■ **EXERCISE DIRECTIONS**
Please transcribe the listing below in full and word for word, without its pictures.

=== RECORDS SUPPLIED ===

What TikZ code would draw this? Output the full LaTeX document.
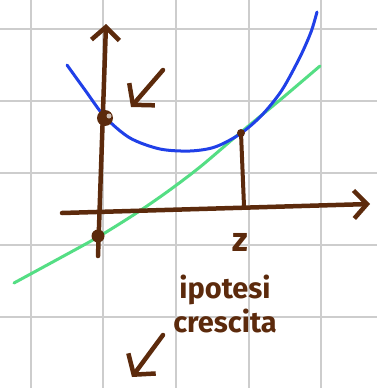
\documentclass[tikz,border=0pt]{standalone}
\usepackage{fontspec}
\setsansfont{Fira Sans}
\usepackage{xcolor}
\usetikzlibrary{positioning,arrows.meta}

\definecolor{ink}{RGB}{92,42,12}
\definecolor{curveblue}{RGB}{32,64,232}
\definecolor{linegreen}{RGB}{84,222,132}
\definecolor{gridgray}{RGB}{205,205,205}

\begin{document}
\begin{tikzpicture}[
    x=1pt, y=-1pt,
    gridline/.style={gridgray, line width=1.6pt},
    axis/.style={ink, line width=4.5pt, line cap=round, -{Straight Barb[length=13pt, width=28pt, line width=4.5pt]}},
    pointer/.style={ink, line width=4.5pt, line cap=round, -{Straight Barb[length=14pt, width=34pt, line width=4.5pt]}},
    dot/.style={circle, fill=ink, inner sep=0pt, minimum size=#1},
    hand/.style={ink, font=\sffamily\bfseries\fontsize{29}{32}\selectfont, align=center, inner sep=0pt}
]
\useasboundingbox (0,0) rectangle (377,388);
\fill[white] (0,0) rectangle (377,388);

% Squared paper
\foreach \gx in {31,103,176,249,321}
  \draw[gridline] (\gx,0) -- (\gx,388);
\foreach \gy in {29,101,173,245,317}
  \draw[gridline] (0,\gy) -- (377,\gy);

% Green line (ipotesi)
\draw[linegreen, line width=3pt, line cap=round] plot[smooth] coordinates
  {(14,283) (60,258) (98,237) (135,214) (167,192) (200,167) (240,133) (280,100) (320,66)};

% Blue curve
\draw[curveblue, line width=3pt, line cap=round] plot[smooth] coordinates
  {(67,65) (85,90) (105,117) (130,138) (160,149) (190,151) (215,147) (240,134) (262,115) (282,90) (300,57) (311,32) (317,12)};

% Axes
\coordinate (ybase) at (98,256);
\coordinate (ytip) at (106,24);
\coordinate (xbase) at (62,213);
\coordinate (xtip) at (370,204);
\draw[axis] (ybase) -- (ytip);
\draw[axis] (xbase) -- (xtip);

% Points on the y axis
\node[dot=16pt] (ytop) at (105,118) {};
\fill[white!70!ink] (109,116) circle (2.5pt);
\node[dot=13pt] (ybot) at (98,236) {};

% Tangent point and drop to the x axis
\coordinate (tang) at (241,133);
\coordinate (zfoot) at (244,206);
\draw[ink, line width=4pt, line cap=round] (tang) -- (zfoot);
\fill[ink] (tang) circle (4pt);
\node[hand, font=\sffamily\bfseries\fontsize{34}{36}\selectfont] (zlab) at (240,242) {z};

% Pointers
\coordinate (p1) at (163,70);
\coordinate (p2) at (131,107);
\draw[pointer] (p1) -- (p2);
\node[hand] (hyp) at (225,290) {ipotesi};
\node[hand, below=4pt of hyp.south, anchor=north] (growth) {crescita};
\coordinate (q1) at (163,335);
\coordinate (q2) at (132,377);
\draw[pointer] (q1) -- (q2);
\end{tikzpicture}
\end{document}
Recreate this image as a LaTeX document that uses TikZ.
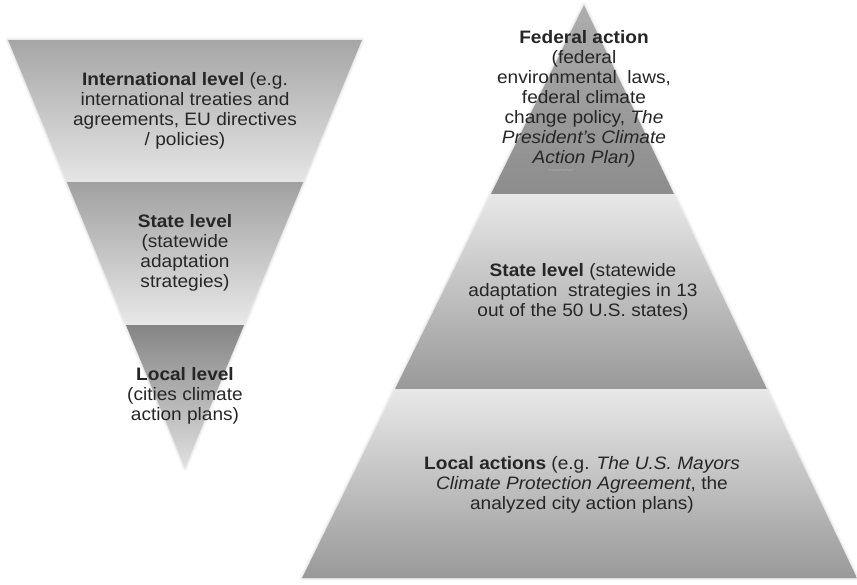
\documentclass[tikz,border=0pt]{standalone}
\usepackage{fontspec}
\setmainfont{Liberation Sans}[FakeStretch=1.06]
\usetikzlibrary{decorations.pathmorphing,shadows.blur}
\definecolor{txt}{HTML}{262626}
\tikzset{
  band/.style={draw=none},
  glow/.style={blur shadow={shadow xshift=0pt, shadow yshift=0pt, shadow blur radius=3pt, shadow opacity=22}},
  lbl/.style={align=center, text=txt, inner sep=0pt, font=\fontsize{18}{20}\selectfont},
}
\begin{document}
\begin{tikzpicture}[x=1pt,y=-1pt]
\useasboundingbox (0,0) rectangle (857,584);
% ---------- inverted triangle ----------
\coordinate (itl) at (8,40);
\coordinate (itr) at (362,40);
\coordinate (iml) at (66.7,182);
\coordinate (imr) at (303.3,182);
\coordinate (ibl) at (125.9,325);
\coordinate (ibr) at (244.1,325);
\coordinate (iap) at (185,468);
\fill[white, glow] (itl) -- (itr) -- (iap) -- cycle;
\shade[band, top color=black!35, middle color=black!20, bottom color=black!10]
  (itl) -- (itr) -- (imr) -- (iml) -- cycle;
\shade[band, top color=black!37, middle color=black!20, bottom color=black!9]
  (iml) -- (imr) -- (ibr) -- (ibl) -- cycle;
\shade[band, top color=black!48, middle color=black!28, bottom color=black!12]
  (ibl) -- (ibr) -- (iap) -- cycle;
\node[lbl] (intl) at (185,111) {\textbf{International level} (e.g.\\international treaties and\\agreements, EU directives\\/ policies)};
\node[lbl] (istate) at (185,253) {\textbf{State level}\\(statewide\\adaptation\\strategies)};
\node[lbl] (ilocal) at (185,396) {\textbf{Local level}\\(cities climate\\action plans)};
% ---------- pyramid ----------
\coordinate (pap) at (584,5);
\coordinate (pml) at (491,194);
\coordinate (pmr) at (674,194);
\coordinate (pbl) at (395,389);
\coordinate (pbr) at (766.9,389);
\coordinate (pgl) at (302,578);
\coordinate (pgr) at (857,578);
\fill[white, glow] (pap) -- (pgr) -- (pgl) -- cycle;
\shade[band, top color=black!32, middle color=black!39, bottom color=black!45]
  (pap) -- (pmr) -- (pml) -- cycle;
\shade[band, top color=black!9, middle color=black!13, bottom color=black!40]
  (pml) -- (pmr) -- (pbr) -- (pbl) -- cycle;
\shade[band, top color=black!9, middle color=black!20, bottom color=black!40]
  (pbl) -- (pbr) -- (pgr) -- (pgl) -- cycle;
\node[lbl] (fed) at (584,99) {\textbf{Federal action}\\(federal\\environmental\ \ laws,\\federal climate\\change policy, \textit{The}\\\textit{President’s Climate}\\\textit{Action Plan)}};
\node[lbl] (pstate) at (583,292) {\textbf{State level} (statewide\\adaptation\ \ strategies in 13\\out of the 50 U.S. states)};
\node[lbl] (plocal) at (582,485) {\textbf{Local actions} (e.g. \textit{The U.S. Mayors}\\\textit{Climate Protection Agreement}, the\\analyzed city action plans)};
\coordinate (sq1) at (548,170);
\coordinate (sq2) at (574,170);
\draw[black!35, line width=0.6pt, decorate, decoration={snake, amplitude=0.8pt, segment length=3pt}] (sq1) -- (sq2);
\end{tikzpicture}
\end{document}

===

■ **OUTPUT FOR THIS EXERCISE**
What TikZ code would draw this? Output the full LaTeX document.
\documentclass[tikz,border=0pt]{standalone}
\usepackage{fontspec}
\setsansfont{Fira Sans}
\usepackage{xcolor}
\usetikzlibrary{positioning,arrows.meta}

\definecolor{ink}{RGB}{92,42,12}
\definecolor{curveblue}{RGB}{32,64,232}
\definecolor{linegreen}{RGB}{84,222,132}
\definecolor{gridgray}{RGB}{205,205,205}

\begin{document}
\begin{tikzpicture}[
    x=1pt, y=-1pt,
    gridline/.style={gridgray, line width=1.6pt},
    axis/.style={ink, line width=4.5pt, line cap=round, -{Straight Barb[length=13pt, width=28pt, line width=4.5pt]}},
    pointer/.style={ink, line width=4.5pt, line cap=round, -{Straight Barb[length=14pt, width=34pt, line width=4.5pt]}},
    dot/.style={circle, fill=ink, inner sep=0pt, minimum size=#1},
    hand/.style={ink, font=\sffamily\bfseries\fontsize{29}{32}\selectfont, align=center, inner sep=0pt}
]
\useasboundingbox (0,0) rectangle (377,388);
\fill[white] (0,0) rectangle (377,388);

% Squared paper
\foreach \gx in {31,103,176,249,321}
  \draw[gridline] (\gx,0) -- (\gx,388);
\foreach \gy in {29,101,173,245,317}
  \draw[gridline] (0,\gy) -- (377,\gy);

% Green line (ipotesi)
\draw[linegreen, line width=3pt, line cap=round] plot[smooth] coordinates
  {(14,283) (60,258) (98,237) (135,214) (167,192) (200,167) (240,133) (280,100) (320,66)};

% Blue curve
\draw[curveblue, line width=3pt, line cap=round] plot[smooth] coordinates
  {(67,65) (85,90) (105,117) (130,138) (160,149) (190,151) (215,147) (240,134) (262,115) (282,90) (300,57) (311,32) (317,12)};

% Axes
\coordinate (ybase) at (98,256);
\coordinate (ytip) at (106,24);
\coordinate (xbase) at (62,213);
\coordinate (xtip) at (370,204);
\draw[axis] (ybase) -- (ytip);
\draw[axis] (xbase) -- (xtip);

% Points on the y axis
\node[dot=16pt] (ytop) at (105,118) {};
\fill[white!70!ink] (109,116) circle (2.5pt);
\node[dot=13pt] (ybot) at (98,236) {};

% Tangent point and drop to the x axis
\coordinate (tang) at (241,133);
\coordinate (zfoot) at (244,206);
\draw[ink, line width=4pt, line cap=round] (tang) -- (zfoot);
\fill[ink] (tang) circle (4pt);
\node[hand, font=\sffamily\bfseries\fontsize{34}{36}\selectfont] (zlab) at (240,242) {z};

% Pointers
\coordinate (p1) at (163,70);
\coordinate (p2) at (131,107);
\draw[pointer] (p1) -- (p2);
\node[hand] (hyp) at (225,290) {ipotesi};
\node[hand, below=4pt of hyp.south, anchor=north] (growth) {crescita};
\coordinate (q1) at (163,335);
\coordinate (q2) at (132,377);
\draw[pointer] (q1) -- (q2);
\end{tikzpicture}
\end{document}
Recreate this image as a LaTeX document that uses TikZ.
\documentclass[tikz,border=0pt]{standalone}
\usepackage{fontspec}
\setmainfont{Liberation Sans}[FakeStretch=1.06]
\usetikzlibrary{decorations.pathmorphing,shadows.blur}
\definecolor{txt}{HTML}{262626}
\tikzset{
  band/.style={draw=none},
  glow/.style={blur shadow={shadow xshift=0pt, shadow yshift=0pt, shadow blur radius=3pt, shadow opacity=22}},
  lbl/.style={align=center, text=txt, inner sep=0pt, font=\fontsize{18}{20}\selectfont},
}
\begin{document}
\begin{tikzpicture}[x=1pt,y=-1pt]
\useasboundingbox (0,0) rectangle (857,584);
% ---------- inverted triangle ----------
\coordinate (itl) at (8,40);
\coordinate (itr) at (362,40);
\coordinate (iml) at (66.7,182);
\coordinate (imr) at (303.3,182);
\coordinate (ibl) at (125.9,325);
\coordinate (ibr) at (244.1,325);
\coordinate (iap) at (185,468);
\fill[white, glow] (itl) -- (itr) -- (iap) -- cycle;
\shade[band, top color=black!35, middle color=black!20, bottom color=black!10]
  (itl) -- (itr) -- (imr) -- (iml) -- cycle;
\shade[band, top color=black!37, middle color=black!20, bottom color=black!9]
  (iml) -- (imr) -- (ibr) -- (ibl) -- cycle;
\shade[band, top color=black!48, middle color=black!28, bottom color=black!12]
  (ibl) -- (ibr) -- (iap) -- cycle;
\node[lbl] (intl) at (185,111) {\textbf{International level} (e.g.\\international treaties and\\agreements, EU directives\\/ policies)};
\node[lbl] (istate) at (185,253) {\textbf{State level}\\(statewide\\adaptation\\strategies)};
\node[lbl] (ilocal) at (185,396) {\textbf{Local level}\\(cities climate\\action plans)};
% ---------- pyramid ----------
\coordinate (pap) at (584,5);
\coordinate (pml) at (491,194);
\coordinate (pmr) at (674,194);
\coordinate (pbl) at (395,389);
\coordinate (pbr) at (766.9,389);
\coordinate (pgl) at (302,578);
\coordinate (pgr) at (857,578);
\fill[white, glow] (pap) -- (pgr) -- (pgl) -- cycle;
\shade[band, top color=black!32, middle color=black!39, bottom color=black!45]
  (pap) -- (pmr) -- (pml) -- cycle;
\shade[band, top color=black!9, middle color=black!13, bottom color=black!40]
  (pml) -- (pmr) -- (pbr) -- (pbl) -- cycle;
\shade[band, top color=black!9, middle color=black!20, bottom color=black!40]
  (pbl) -- (pbr) -- (pgr) -- (pgl) -- cycle;
\node[lbl] (fed) at (584,99) {\textbf{Federal action}\\(federal\\environmental\ \ laws,\\federal climate\\change policy, \textit{The}\\\textit{President’s Climate}\\\textit{Action Plan)}};
\node[lbl] (pstate) at (583,292) {\textbf{State level} (statewide\\adaptation\ \ strategies in 13\\out of the 50 U.S. states)};
\node[lbl] (plocal) at (582,485) {\textbf{Local actions} (e.g. \textit{The U.S. Mayors}\\\textit{Climate Protection Agreement}, the\\analyzed city action plans)};
\coordinate (sq1) at (548,170);
\coordinate (sq2) at (574,170);
\draw[black!35, line width=0.6pt, decorate, decoration={snake, amplitude=0.8pt, segment length=3pt}] (sq1) -- (sq2);
\end{tikzpicture}
\end{document}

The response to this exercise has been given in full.